*REQUIRED TASK*: All the data should be repeated exactly. Any image in it is left out.

*DATA SHOWN*:
>>

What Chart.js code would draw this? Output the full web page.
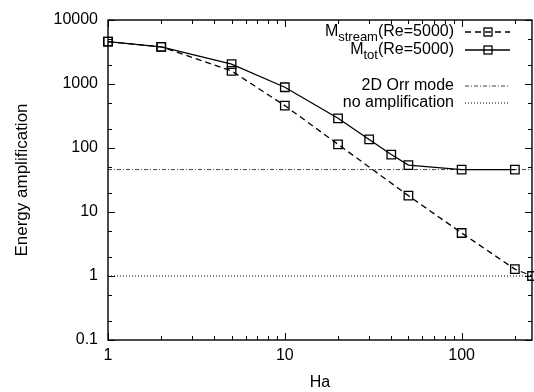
<!DOCTYPE html>
<html>
<head>
<meta charset="utf-8">
<script src="https://cdn.jsdelivr.net/npm/chart.js@4.4.1/dist/chart.umd.min.js"></script>
<style>
    html, body { margin: 0; padding: 0; background: #fff; }
    #wrap { width: 534px; height: 392px; }
</style>
</head>
<body>
<div id="wrap"><canvas id="grafico" width="534" height="392"></canvas></div>
<script>
// valores
const haStream = [1, 2, 5, 10, 20, 50, 100, 200, 250];
const mStream = [4600, 3800, 1600, 460, 114, 18, 4.7, 1.28, 1.0];

const haTot = [1, 2, 5, 10, 20, 30, 40, 50, 100, 200];
const mTot = [4600, 3800, 2050, 890, 291, 136, 79, 54, 46, 46];

const orrLevel = 46;   // 2D Orr mode
const noAmpLevel = 1;  // no amplification
const haRange = [1, 250];

const xTicks = [1, 10, 100];
const yTicks = [0.1, 1, 10, 100, 1000, 10000];
const yTickLabels = ['0.1', '1', '10', '100', '1000', '10000'];

const FONTE = '"Liberation Sans", Arial, sans-serif';

function pares(xs, ys) {
    return xs.map((x, i) => ({x: x, y: ys[i]}));
}

// moldura, ticks para dentro e legenda (estilo gnuplot)
const molduraPlugin = {
    id: 'moldura',
    afterDatasetsDraw(chart) {
        const ctx = chart.ctx;
        const a = chart.chartArea;
        const sx = chart.scales.x;
        const sy = chart.scales.y;
        ctx.save();
        ctx.strokeStyle = '#000';
        ctx.lineWidth = 1.4;
        ctx.setLineDash([]);
        ctx.strokeRect(a.left, a.top, a.right - a.left, a.bottom - a.top);

        ctx.lineWidth = 1;
        ctx.beginPath();
        // eixo x: decadas e subdivisoes 2..9
        for (let d = 1; d <= 100; d *= 10) {
            for (let k = 1; k <= 9; k++) {
                const v = d * k;
                if (v > haRange[1]) break;
                const px = Math.round(sx.getPixelForValue(v)) + 0.5;
                const len = k === 1 ? 7 : 4;
                ctx.moveTo(px, a.bottom); ctx.lineTo(px, a.bottom - len);
                ctx.moveTo(px, a.top); ctx.lineTo(px, a.top + len);
            }
        }
        // eixo y: decadas e 2, 5
        for (let d = 0.1; d <= 10000; d *= 10) {
            [1, 2, 5].forEach(k => {
                const v = d * k;
                if (v > 10001) return;
                const py = Math.round(sy.getPixelForValue(v)) + 0.5;
                const len = k === 1 ? 7 : 4;
                ctx.moveTo(a.left, py); ctx.lineTo(a.left + len, py);
                ctx.moveTo(a.right, py); ctx.lineTo(a.right - len, py);
            });
        }
        ctx.stroke();

        // legenda
        const xTexto = 454;
        const x0 = 465, x1 = 510, xm = 488;
        const linhas = [
            {y: 32, base: 'M', sub: 'stream', resto: '(Re=5000)', ds: chart.data.datasets[0], marca: true},
            {y: 50, base: 'M', sub: 'tot', resto: '(Re=5000)', ds: chart.data.datasets[1], marca: true},
            {y: 86, base: '2D Orr mode', sub: '', resto: '', ds: chart.data.datasets[2], marca: false},
            {y: 103, base: 'no amplification', sub: '', resto: '', ds: chart.data.datasets[3], marca: false}
        ];
        ctx.fillStyle = '#000';
        ctx.textBaseline = 'middle';
        ctx.textAlign = 'left';
        linhas.forEach(l => {
            ctx.font = '16px ' + FONTE;
            const wb = ctx.measureText(l.base).width;
            const wr = ctx.measureText(l.resto).width;
            ctx.font = '13px ' + FONTE;
            const ws = l.sub ? ctx.measureText(l.sub).width : 0;
            let x = xTexto - (wb + ws + wr);
            ctx.font = '16px ' + FONTE;
            ctx.fillText(l.base, x, l.y);
            x += wb;
            if (l.sub) {
                ctx.font = '13px ' + FONTE;
                ctx.fillText(l.sub, x, l.y + 5);
                x += ws;
            }
            ctx.font = '16px ' + FONTE;
            ctx.fillText(l.resto, x, l.y);

            ctx.strokeStyle = l.ds.borderColor;
            ctx.lineWidth = l.ds.borderWidth;
            ctx.setLineDash(l.ds.borderDash || []);
            ctx.beginPath();
            ctx.moveTo(x0, l.y); ctx.lineTo(x1, l.y);
            ctx.stroke();
            if (l.marca) {
                ctx.setLineDash([]);
                ctx.lineWidth = 1.3;
                ctx.strokeRect(xm - 4, l.y - 4, 8, 8);
            }
        });
        ctx.restore();
    }
};

const ctx = document.getElementById('grafico').getContext('2d');

new Chart(ctx, {
    type: 'line',
    data: {
        datasets: [{
            label: 'M_stream(Re=5000)',
            data: pares(haStream, mStream),
            borderColor: '#000',
            borderWidth: 1.3,
            borderDash: [6, 4],
            pointStyle: 'rect',
            pointRadius: 6,
            pointBorderWidth: 1.3,
            pointBackgroundColor: 'rgba(0,0,0,0)',
            pointBorderColor: '#000',
            clip: false,
            order: 1
        }, {
            label: 'M_tot(Re=5000)',
            data: pares(haTot, mTot),
            borderColor: '#000',
            borderWidth: 1.3,
            pointStyle: 'rect',
            pointRadius: 6,
            pointBorderWidth: 1.3,
            pointBackgroundColor: 'rgba(0,0,0,0)',
            pointBorderColor: '#000',
            clip: false,
            order: 0
        }, {
            label: '2D Orr mode',
            data: pares(haRange, [orrLevel, orrLevel]),
            borderColor: '#444',
            borderWidth: 1,
            borderDash: [4, 2, 1, 2],
            pointRadius: 0,
            order: 2
        }, {
            label: 'no amplification',
            data: pares(haRange, [noAmpLevel, noAmpLevel]),
            borderColor: '#000',
            borderWidth: 1.1,
            borderDash: [1, 2],
            pointRadius: 0,
            order: 3
        }]
    },
    options: {
        responsive: false,
        animation: false,
        layout: { autoPadding: false, padding: { left: 0, right: 2, top: 20, bottom: 0 } },
        plugins: {
            legend: { display: false },
            tooltip: { enabled: false }
        },
        scales: {
            x: {
                type: 'logarithmic',
                min: haRange[0],
                max: haRange[1],
                afterBuildTicks: axis => { axis.ticks = xTicks.map(v => ({value: v})); },
                afterFit: axis => {
                    axis.height = 52;
                    axis.paddingLeft = 0;
                    axis.paddingRight = 0;
                },
                grid: { display: false, drawTicks: false },
                border: { display: false },
                ticks: {
                    autoSkip: false,
                    maxRotation: 0,
                    padding: 6,
                    color: '#000',
                    font: { family: FONTE, size: 16 },
                    callback: v => String(v)
                },
                title: {
                    display: true,
                    text: 'Ha',
                    color: '#000',
                    padding: { top: 0, bottom: 0 },
                    font: { family: FONTE, size: 16 }
                }
            },
            y: {
                type: 'logarithmic',
                min: 0.1,
                max: 10000,
                afterBuildTicks: axis => { axis.ticks = yTicks.map(v => ({value: v})); },
                afterFit: axis => {
                    axis.width = 108;
                    axis.paddingTop = 0;
                    axis.paddingBottom = 0;
                },
                grid: { display: false, drawTicks: false },
                border: { display: false },
                ticks: {
                    autoSkip: false,
                    padding: 10,
                    color: '#000',
                    font: { family: FONTE, size: 16 },
                    callback: v => yTickLabels[yTicks.indexOf(v)] ?? ''
                },
                title: {
                    display: true,
                    text: 'Energy amplification',
                    color: '#000',
                    padding: { top: 12, bottom: 0 },
                    font: { family: FONTE, size: 17 }
                }
            }
        }
    },
    plugins: [molduraPlugin]
});
</script>
</body>
</html>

<<

*THE RESPONSE*:
What Chart.js code would draw this? Output the full web page.
<!DOCTYPE html>
<html>
<head>
<meta charset="utf-8">
<script src="https://cdn.jsdelivr.net/npm/chart.js@4.4.1/dist/chart.umd.min.js"></script>
<style>
    html, body { margin: 0; padding: 0; background: #fff; }
    #wrap { width: 534px; height: 392px; }
</style>
</head>
<body>
<div id="wrap"><canvas id="grafico" width="534" height="392"></canvas></div>
<script>
// valores
const haStream = [1, 2, 5, 10, 20, 50, 100, 200, 250];
const mStream = [4600, 3800, 1600, 460, 114, 18, 4.7, 1.28, 1.0];

const haTot = [1, 2, 5, 10, 20, 30, 40, 50, 100, 200];
const mTot = [4600, 3800, 2050, 890, 291, 136, 79, 54, 46, 46];

const orrLevel = 46;   // 2D Orr mode
const noAmpLevel = 1;  // no amplification
const haRange = [1, 250];

const xTicks = [1, 10, 100];
const yTicks = [0.1, 1, 10, 100, 1000, 10000];
const yTickLabels = ['0.1', '1', '10', '100', '1000', '10000'];

const FONTE = '"Liberation Sans", Arial, sans-serif';

function pares(xs, ys) {
    return xs.map((x, i) => ({x: x, y: ys[i]}));
}

// moldura, ticks para dentro e legenda (estilo gnuplot)
const molduraPlugin = {
    id: 'moldura',
    afterDatasetsDraw(chart) {
        const ctx = chart.ctx;
        const a = chart.chartArea;
        const sx = chart.scales.x;
        const sy = chart.scales.y;
        ctx.save();
        ctx.strokeStyle = '#000';
        ctx.lineWidth = 1.4;
        ctx.setLineDash([]);
        ctx.strokeRect(a.left, a.top, a.right - a.left, a.bottom - a.top);

        ctx.lineWidth = 1;
        ctx.beginPath();
        // eixo x: decadas e subdivisoes 2..9
        for (let d = 1; d <= 100; d *= 10) {
            for (let k = 1; k <= 9; k++) {
                const v = d * k;
                if (v > haRange[1]) break;
                const px = Math.round(sx.getPixelForValue(v)) + 0.5;
                const len = k === 1 ? 7 : 4;
                ctx.moveTo(px, a.bottom); ctx.lineTo(px, a.bottom - len);
                ctx.moveTo(px, a.top); ctx.lineTo(px, a.top + len);
            }
        }
        // eixo y: decadas e 2, 5
        for (let d = 0.1; d <= 10000; d *= 10) {
            [1, 2, 5].forEach(k => {
                const v = d * k;
                if (v > 10001) return;
                const py = Math.round(sy.getPixelForValue(v)) + 0.5;
                const len = k === 1 ? 7 : 4;
                ctx.moveTo(a.left, py); ctx.lineTo(a.left + len, py);
                ctx.moveTo(a.right, py); ctx.lineTo(a.right - len, py);
            });
        }
        ctx.stroke();

        // legenda
        const xTexto = 454;
        const x0 = 465, x1 = 510, xm = 488;
        const linhas = [
            {y: 32, base: 'M', sub: 'stream', resto: '(Re=5000)', ds: chart.data.datasets[0], marca: true},
            {y: 50, base: 'M', sub: 'tot', resto: '(Re=5000)', ds: chart.data.datasets[1], marca: true},
            {y: 86, base: '2D Orr mode', sub: '', resto: '', ds: chart.data.datasets[2], marca: false},
            {y: 103, base: 'no amplification', sub: '', resto: '', ds: chart.data.datasets[3], marca: false}
        ];
        ctx.fillStyle = '#000';
        ctx.textBaseline = 'middle';
        ctx.textAlign = 'left';
        linhas.forEach(l => {
            ctx.font = '16px ' + FONTE;
            const wb = ctx.measureText(l.base).width;
            const wr = ctx.measureText(l.resto).width;
            ctx.font = '13px ' + FONTE;
            const ws = l.sub ? ctx.measureText(l.sub).width : 0;
            let x = xTexto - (wb + ws + wr);
            ctx.font = '16px ' + FONTE;
            ctx.fillText(l.base, x, l.y);
            x += wb;
            if (l.sub) {
                ctx.font = '13px ' + FONTE;
                ctx.fillText(l.sub, x, l.y + 5);
                x += ws;
            }
            ctx.font = '16px ' + FONTE;
            ctx.fillText(l.resto, x, l.y);

            ctx.strokeStyle = l.ds.borderColor;
            ctx.lineWidth = l.ds.borderWidth;
            ctx.setLineDash(l.ds.borderDash || []);
            ctx.beginPath();
            ctx.moveTo(x0, l.y); ctx.lineTo(x1, l.y);
            ctx.stroke();
            if (l.marca) {
                ctx.setLineDash([]);
                ctx.lineWidth = 1.3;
                ctx.strokeRect(xm - 4, l.y - 4, 8, 8);
            }
        });
        ctx.restore();
    }
};

const ctx = document.getElementById('grafico').getContext('2d');

new Chart(ctx, {
    type: 'line',
    data: {
        datasets: [{
            label: 'M_stream(Re=5000)',
            data: pares(haStream, mStream),
            borderColor: '#000',
            borderWidth: 1.3,
            borderDash: [6, 4],
            pointStyle: 'rect',
            pointRadius: 6,
            pointBorderWidth: 1.3,
            pointBackgroundColor: 'rgba(0,0,0,0)',
            pointBorderColor: '#000',
            clip: false,
            order: 1
        }, {
            label: 'M_tot(Re=5000)',
            data: pares(haTot, mTot),
            borderColor: '#000',
            borderWidth: 1.3,
            pointStyle: 'rect',
            pointRadius: 6,
            pointBorderWidth: 1.3,
            pointBackgroundColor: 'rgba(0,0,0,0)',
            pointBorderColor: '#000',
            clip: false,
            order: 0
        }, {
            label: '2D Orr mode',
            data: pares(haRange, [orrLevel, orrLevel]),
            borderColor: '#444',
            borderWidth: 1,
            borderDash: [4, 2, 1, 2],
            pointRadius: 0,
            order: 2
        }, {
            label: 'no amplification',
            data: pares(haRange, [noAmpLevel, noAmpLevel]),
            borderColor: '#000',
            borderWidth: 1.1,
            borderDash: [1, 2],
            pointRadius: 0,
            order: 3
        }]
    },
    options: {
        responsive: false,
        animation: false,
        layout: { autoPadding: false, padding: { left: 0, right: 2, top: 20, bottom: 0 } },
        plugins: {
            legend: { display: false },
            tooltip: { enabled: false }
        },
        scales: {
            x: {
                type: 'logarithmic',
                min: haRange[0],
                max: haRange[1],
                afterBuildTicks: axis => { axis.ticks = xTicks.map(v => ({value: v})); },
                afterFit: axis => {
                    axis.height = 52;
                    axis.paddingLeft = 0;
                    axis.paddingRight = 0;
                },
                grid: { display: false, drawTicks: false },
                border: { display: false },
                ticks: {
                    autoSkip: false,
                    maxRotation: 0,
                    padding: 6,
                    color: '#000',
                    font: { family: FONTE, size: 16 },
                    callback: v => String(v)
                },
                title: {
                    display: true,
                    text: 'Ha',
                    color: '#000',
                    padding: { top: 0, bottom: 0 },
                    font: { family: FONTE, size: 16 }
                }
            },
            y: {
                type: 'logarithmic',
                min: 0.1,
                max: 10000,
                afterBuildTicks: axis => { axis.ticks = yTicks.map(v => ({value: v})); },
                afterFit: axis => {
                    axis.width = 108;
                    axis.paddingTop = 0;
                    axis.paddingBottom = 0;
                },
                grid: { display: false, drawTicks: false },
                border: { display: false },
                ticks: {
                    autoSkip: false,
                    padding: 10,
                    color: '#000',
                    font: { family: FONTE, size: 16 },
                    callback: v => yTickLabels[yTicks.indexOf(v)] ?? ''
                },
                title: {
                    display: true,
                    text: 'Energy amplification',
                    color: '#000',
                    padding: { top: 12, bottom: 0 },
                    font: { family: FONTE, size: 17 }
                }
            }
        }
    },
    plugins: [molduraPlugin]
});
</script>
</body>
</html>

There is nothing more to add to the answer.